En parallèle, le Parlement et le Conseil peinent à s’accorder sur la dérogation à e-privacy pour lutter contre la pédopornographie.
Réponse : les signalements par les plateformes des soupçons « d’infraction pénale grave impliquant une menace pour la vie ou la sécurité des personnes », de l’article 21 du DSA le permettent. Le règlement laisse aux législations nationales et européennes le soin de désigner ces contenus, quitte à aller au-delà de la directive de 2011 couvrant les abus sur mineurs.
En parallèle, l’Allemagne veut obliger les plateformes à signaler aux autorités les symboles anticonstitutionnels et le recel de contrefaçon « pour faciliter les poursuites pénales ». Coup d’épée dans l’eau : un État ne peut pas compléter la liste des infractions pénales de l’article 21. Même refus pour la Roumanie, qui propose d’étendre cette obligation aux petites plateformes.
Les moteurs de recherche, très grandes plateformes en puissance
Concernant encore les obligations, les moteurs de recherche peuvent être de très grandes plateformes, confirme la Commission au Danemark. Ils sont couverts par les règles des hébergeurs, plateformes et très grandes plateformes « dans la mesure où ils offrent des services couverts par ces dispositions, en particulier le cache ou l’hébergement ».
La désignation est décidée au cas par cas. « L’hébergement de vignettes d’images et l’index incluant des liens vers le contenu originel » peuvent entrer en compte, estime la Commission.
Qu’est-ce qu’une connaissance d’un contenu ?
Le déclenchement de la responsabilité des plateformes est aussi épineux. L’Irlande et le Luxembourg, où sont installées la plupart des très grandes plateformes, pointent l’article 14.3, qui déclare que le fournisseur de service a connaissance du contenu illicite s’il reçoit une notification.
L’Irlande, « particulièrement inquiète », juge trop fragile l’idée qu’un hébergeur peut avoir connaissance d’un contenu illicite à partir de l’avis d’un seul modérateur. Cette définition n’est « pas suffisamment robuste » pour une éventuelle confrontation en justice, estime l’État. Réponse de la Commission : les signalements doivent être assez étayés, ce qui fournit un haut niveau de protection contre les abus.

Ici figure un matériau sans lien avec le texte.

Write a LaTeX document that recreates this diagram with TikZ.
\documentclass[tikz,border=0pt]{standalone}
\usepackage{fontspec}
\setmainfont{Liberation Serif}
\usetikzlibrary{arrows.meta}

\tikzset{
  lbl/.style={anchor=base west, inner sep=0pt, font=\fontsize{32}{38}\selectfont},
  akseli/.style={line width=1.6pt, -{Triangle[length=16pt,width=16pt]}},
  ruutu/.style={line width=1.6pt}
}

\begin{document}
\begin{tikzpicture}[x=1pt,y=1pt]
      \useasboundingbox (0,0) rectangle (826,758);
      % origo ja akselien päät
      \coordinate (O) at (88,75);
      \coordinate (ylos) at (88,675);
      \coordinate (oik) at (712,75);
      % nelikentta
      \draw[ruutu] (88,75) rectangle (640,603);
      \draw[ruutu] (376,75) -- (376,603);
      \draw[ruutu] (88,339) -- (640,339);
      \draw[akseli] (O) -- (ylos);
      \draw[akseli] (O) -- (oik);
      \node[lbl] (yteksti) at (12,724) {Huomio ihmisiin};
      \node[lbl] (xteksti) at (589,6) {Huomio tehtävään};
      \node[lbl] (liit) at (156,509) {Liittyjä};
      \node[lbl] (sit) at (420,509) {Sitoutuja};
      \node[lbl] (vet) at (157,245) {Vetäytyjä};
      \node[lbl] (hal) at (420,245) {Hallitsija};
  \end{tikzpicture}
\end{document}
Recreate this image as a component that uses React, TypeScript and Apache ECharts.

La directive SMA a préséance sur la publicité
Enfin, le Luxembourg demande de clarifier l’obligation de transparence sur la publicité (article 24), déjà présente dans la directive sur les Services de médias audiovisuels (SMA). La Commission insiste : les obligations du DSA sur la publicité diffèrent de celles de la directive SMA, en particulier sur les obligations d’information.
Ainsi, le DSA ne couvre pas toutes les « communications commerciales audiovisuelles » visées par SMA. Quand les deux se superposent, le futur règlement cède sa place à la directive, par exemple pour les obligations des plateformes de partage vidéo d’identifier les contenus audiovisuels comme tels.
La France, passion financement et marketplaces
Les quelques questions françaises surprennent peu. Elle demande à la Commission d’assécher les financements des contenus illicites (« follow the money »), en incluant ce point aux risques systémiques des articles 26 et 27. Elle se demande aussi si le DSA ne s’ingère pas dans le traitement au cas par cas des contenus, alors qu’il prétend ne traiter que des questions systémiques. Enfin, il trouve le DSA léger sur la protection des consommateurs, seulement concernée par l’article 22 sur la traçabilité des vendeurs. Il demande donc les options que la Commission a envisagées, puis écartées, concernant les marketplaces, sans obtenir ici de vraie réponse de l’exécutif.